If Rubio wanted to adopt a plan similar to the Cruz and Paul presidential campaign plans, merging the payroll and income taxes into one with a low flat tax, then I’d be all for officially breaking the connection between payroll taxes and Social Security. But that is far from what he wants. To create an even larger portion of the country that pays no income taxes makes no sense and is certainly not conservative.

The childless western culture is not a tax problem; it’s a values/marriage problem

Sens. Rubio and Lee are correct in their broad philosophical argument that families who raise children bear a greater cost and potentially produce the next generation of taxpayers. And I’d be the first one to sign on to their proposal for refundable child tax credits if we were to abolish the welfare state, abolish the rest of the progressive tax code, and end all government interference in health care, education, and other products and services. In a true free market republic, having more kids would, by definition, produce more net givers.

But under our system, growing refundable tax credits on top of the welfare state will actually incentivize more dependency and subsidize more poverty rather than upward mobility. It’s a joke for Rubio to say he wants to expand the CTC to encourage families to have children to grow the population and thereby the tax base … among families too poor to be required to pay taxes.

We must recognize that although financial considerations are a factor when deciding whether to have children, the main culprit for the alarmingly declining birth rates in western countries is a cultural and values problem. We need to make marriage and family values great again, not Bernie Sanders-style socialism.
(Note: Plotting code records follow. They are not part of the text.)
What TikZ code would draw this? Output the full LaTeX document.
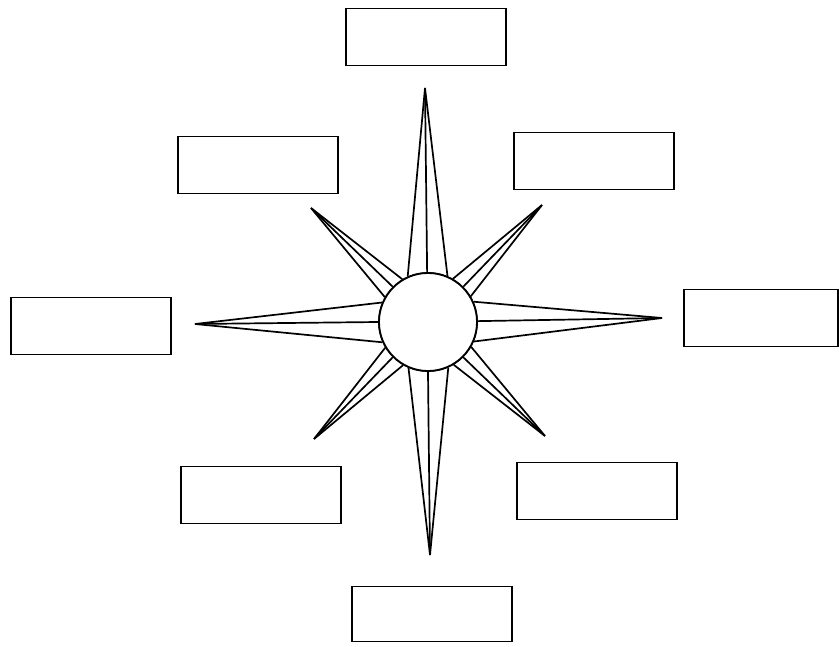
\documentclass[tikz,border=0pt]{standalone}
\begin{document}
\begin{tikzpicture}[x=1pt,y=-1pt,
  box/.style={draw=black,line width=1.8pt,rectangle,inner sep=0pt,minimum width=160pt,minimum height=57pt},
  ray/.style={draw=black,line width=1.7pt,line join=miter,miter limit=6},
  hub/.style={draw=black,fill=white,line width=1.8pt,circle,inner sep=0pt,minimum size=98pt}]
\useasboundingbox (0,0) rectangle (839,647);
\fill[white] (0,0) rectangle (839,647);
% hub
\node[hub] (c) at (428,322) {};
% tips
\coordinate (tN) at (425,88);
\coordinate (tS) at (430,555);
\coordinate (tW) at (195,324);
\coordinate (tE) at (662,318);
\coordinate (tNE) at (542,205);
\coordinate (tNW) at (311,208);
\coordinate (tSW) at (314,439);
\coordinate (tSE) at (545,436);
% cardinal rays
\draw[ray] (c.67) -- (tN) -- (c.114); \draw[ray] (tN) -- (c.91);
\draw[ray] (c.247) -- (tS) -- (c.294); \draw[ray] (tS) -- (c.270);
\draw[ray] (c.157) -- (tW) -- (c.204); \draw[ray] (tW) -- (c.180);
\draw[ray] (c.-23) -- (tE) -- (c.24); \draw[ray] (tE) -- (c.1);
% diagonal rays
\draw[ray] (c.31) -- (tNE) -- (c.60); \draw[ray] (tNE) -- (c.45.7);
\draw[ray] (c.121) -- (tNW) -- (c.150); \draw[ray] (tNW) -- (c.135.7);
\draw[ray] (c.211) -- (tSW) -- (c.240); \draw[ray] (tSW) -- (c.225.7);
\draw[ray] (c.301) -- (tSE) -- (c.330); \draw[ray] (tSE) -- (c.315.7);
\node[hub] at (c) {};
% boxes
\node[box] (bN) at (426,37) {};
\node[box] (bNW) at (258,165) {};
\node[box] (bNE) at (594,161) {};
\node[box] (bW) at (91,326) {};
\node[box,minimum width=154pt] (bE) at (761,318) {};
\node[box] (bSW) at (261,495) {};
\node[box] (bSE) at (597,491) {};
\node[box,minimum height=55pt] (bS) at (432,614) {};
\end{tikzpicture}
\end{document}
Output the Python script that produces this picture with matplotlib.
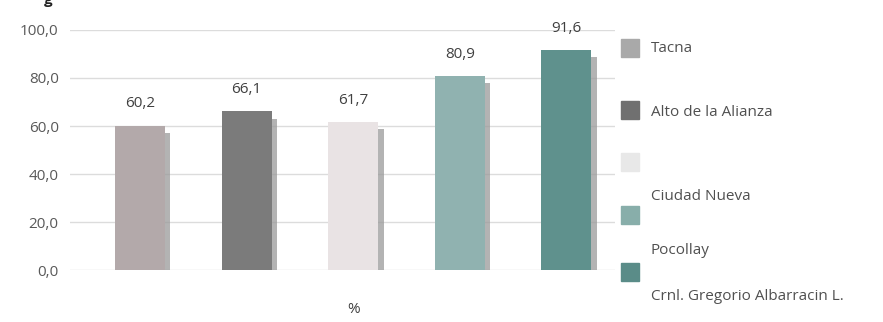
import numpy as np
import matplotlib.pyplot as plt
from matplotlib.patches import Rectangle

plt.rcParams['font.family'] = ['Open Sans', 'DejaVu Sans']

districts = ['Tacna', 'Alto de la Alianza', 'Ciudad Nueva', 'Pocollay',
             'Crnl. Gregorio Albarracin L.']
values = [60.2, 66.1, 61.7, 80.9, 91.6]
bar_colors = ['#b3a9aa', '#7b7b7b', '#e9e3e4', '#90b2b0', '#5f918d']
legend_colors = ['#a9a9a9', '#707070', '#e8e8e8', '#88aeaa', '#5a8c88']
yticks = [0, 20, 40, 60, 80, 100]

fig = plt.figure(figsize=(8.83, 3.22), dpi=100)
ax = fig.add_axes([0.079, 0.161, 0.618, 0.746])

x = np.arange(len(values))
vals = np.array(values)

# soft shadow on the right side of each bar
ax.bar(x + 0.05, vals - 3, width=0.47, color='#9a9a9a', alpha=0.75, zorder=2)
ax.bar(x, vals, width=0.47, color=bar_colors, zorder=3)

for xi, v in zip(x, vals):
    ax.text(xi, v + 9, f'{v:.1f}'.replace('.', ','), ha='center', va='center',
            fontsize=11, color='#404040')

ax.set_xlim(-0.66, 4.46)
ax.set_ylim(0, 100)
ax.set_yticks(yticks)
ax.set_yticklabels([f'{t:.1f}'.replace('.', ',') for t in yticks])
ax.tick_params(axis='y', length=0, pad=8, labelsize=11, labelcolor='#595959')
ax.set_xticks([])
ax.grid(axis='y', color='#dcdcdc', linewidth=1, zorder=0)
for s in ax.spines.values():
    s.set_visible(False)

ax.text(2, -16.5, '%', ha='center', va='center', fontsize=11, color='#404040',
        transform=ax.transData, clip_on=False)

# legend (labels drift below their keys, as in the source)
W, H = 883, 322
marker_y = [48, 110, 162, 215, 272]
label_y = [48, 113, 196, 250, 297]
for c, my in zip(legend_colors, marker_y):
    fig.add_artist(Rectangle((621 / W, 1 - (my + 9) / H), 18 / W, 18 / H,
                             transform=fig.transFigure, color=c))
for name, ly in zip(districts, label_y):
    fig.text(651 / W, 1 - ly / H, name, ha='left', va='center', fontsize=11,
             color='#505050')

# remnant of a cropped title
fig.text(0.055, 1.0, 'g', ha='center', va='center', fontsize=11,
         color='#222222', fontweight='bold')

fig.savefig('out.png', dpi=100)
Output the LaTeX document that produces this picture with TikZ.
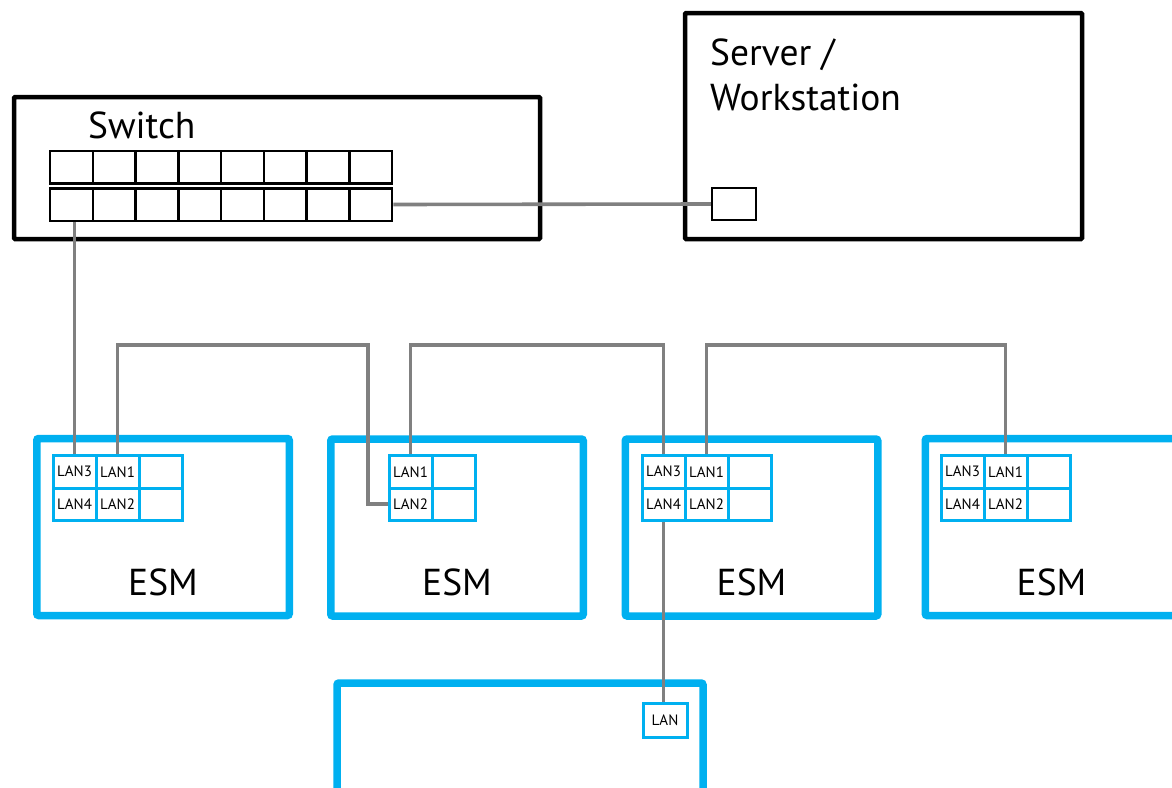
\documentclass[tikz,border=0pt]{standalone}
\usepackage{fontspec}
\setmainfont{PT Sans}
\definecolor{esmblue}{RGB}{0,176,240}
\definecolor{wiregray}{RGB}{128,128,128}
\begin{document}
\begin{tikzpicture}[x=1pt,y=-1pt,
  devbox/.style={draw=black, line width=4.5pt, inner sep=0pt, rounded corners=1pt},
  esmbox/.style={draw=esmblue, line width=7.5pt, inner sep=0pt, rounded corners=2pt, minimum width=252.5pt, minimum height=177pt},
  swport/.style={draw=black, line width=2.5pt, inner sep=0pt, minimum width=42.75pt, minimum height=32.5pt},
  lanport/.style={draw=esmblue, line width=3pt, inner sep=0pt, minimum width=43pt, minimum height=32.5pt, font=\fontsize{15}{18}\selectfont},
  wire/.style={draw=wiregray, line width=3.6pt},
  big/.style={font=\fontsize{37.5}{45}\selectfont, inner sep=0pt}]
\useasboundingbox (0,0) rectangle (1172,787);
\clip (0,0) rectangle (1172,787);

% Switch
\node[devbox, minimum width=526pt, minimum height=142pt] (sw) at (277,168) {};
\node[big, anchor=base west] (swt) at (88,138) {Switch};
\foreach \i in {1,...,8} {
  \node[swport] (swa\i) at ({50+42.75*(\i-0.5)},167) {};
  \node[swport] (swb\i) at ({50+42.75*(\i-0.5)},204.5) {};
}

% Server / Workstation
\node[devbox, minimum width=397pt, minimum height=226pt] (srv) at (883.5,126) {};
\node[big, anchor=base west] (srvt1) at (710,65) {Server /};
\node[big, anchor=base west] (srvt2) at (710,110) {Workstation};
\node[swport, minimum width=44pt, minimum height=32pt] (srvport) at (734,204) {};

% ESM boxes
\node[esmbox] (esm1) at (163,527) {};
\node[esmbox] (esm2) at (457,527.5) {};
\node[esmbox] (esm3) at (751.5,527.5) {};
\node[esmbox] (esm4) at (1051.5,527) {};
\node[big, anchor=base] (esm1t) at (163,595) {ESM};
\node[big, anchor=base] (esm2t) at (457,595) {ESM};
\node[big, anchor=base] (esm3t) at (751.5,595) {ESM};
\node[big, anchor=base] (esm4t) at (1051.5,595) {ESM};

% ESM port grids
\foreach \n/\x in {1/53,3/642,4/941} {
  \node[lanport] (e\n-l3) at (\x+21.5,471.75) {LAN3};
  \node[lanport] (e\n-l1) at (\x+64.5,471.75) {LAN1};
  \node[lanport] (e\n-x1) at (\x+107.5,471.75) {};
  \node[lanport] (e\n-l4) at (\x+21.5,504.25) {LAN4};
  \node[lanport] (e\n-l2) at (\x+64.5,504.25) {LAN2};
  \node[lanport] (e\n-x2) at (\x+107.5,504.25) {};
}
\node[lanport] (e2-l1) at (410.5,471.75) {LAN1};
\node[lanport] (e2-x1) at (453.5,471.75) {};
\node[lanport] (e2-l2) at (410.5,504.25) {LAN2};
\node[lanport] (e2-x2) at (453.5,504.25) {};

% Bottom device
\node[esmbox, minimum width=366pt, minimum height=137pt] (dev) at (520,751.5) {};
\node[lanport, minimum width=44pt, minimum height=34pt] (dev-lan) at (665,720) {LAN};

% Wires
\coordinate (bus) at (0,345);
\coordinate (k1) at (368,345);
\draw[wire] (e1-l3.north) -- (e1-l3.north |- swb1.south);
\draw[wire] (swb8.east) -- (srvport.west);
\draw[wire] (e1-l1.north) |- (k1) |- (e2-l2.west);
\draw[wire] (e2-l1.north) -- (e2-l1.north |- bus) -| (e3-l3.north);
\draw[wire] (e3-l1.north) -- (e3-l1.north |- bus) -| (e4-l1.north);
\draw[wire] (e3-l4.south) -- (e3-l4.south |- dev-lan.north);
\end{tikzpicture}
\end{document}
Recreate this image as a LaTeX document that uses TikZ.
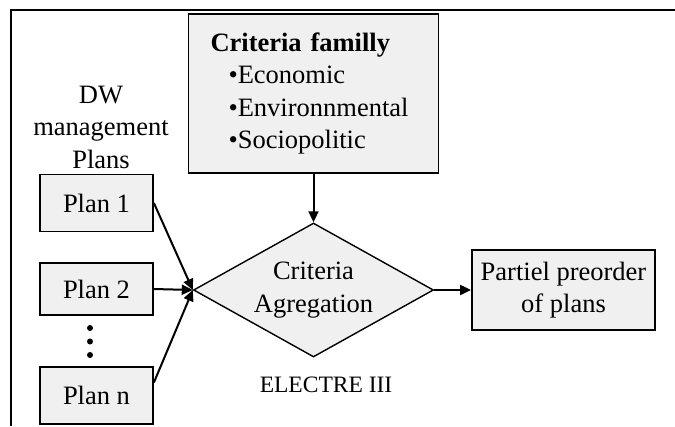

And to his credit, Senator Lee has addressed this issue throughout his tenure regarding work and welfare, independent from his refundable tax credit plan.

But to suggest that somehow redistributing wealth to those with lower income who have children — over and beyond what we are already doing — will fix the cultural rot is an exercise in pink unicorns.

As Avik Roy, who is more open to similar proposals than I am, trenchantly observed:

There's no empirical evidence that the plan would actually lead to the production of future taxpayers. Most of the tax credits would go to parents who've already borne children and have no interest in bearing more. Furthermore, to the degree that the credit incentivizes more childbearing, it may increase out-of-wedlock births. Numerous studies indicate that children born out of wedlock have a far higher risk of living their lives in poverty: net recipients, not financiers, of the entitlement state.

The bottom line is that the best thing we can do for the country’s replacement rate is to fix the culture and encourage marriage again. And the best thing we can do for lower-income families is to increase their opportunities for higher income and a lower cost of living. That will certainly not happen by exacerbating current failed progressive social experiments, redistributing wealth, and subsidizing poverty.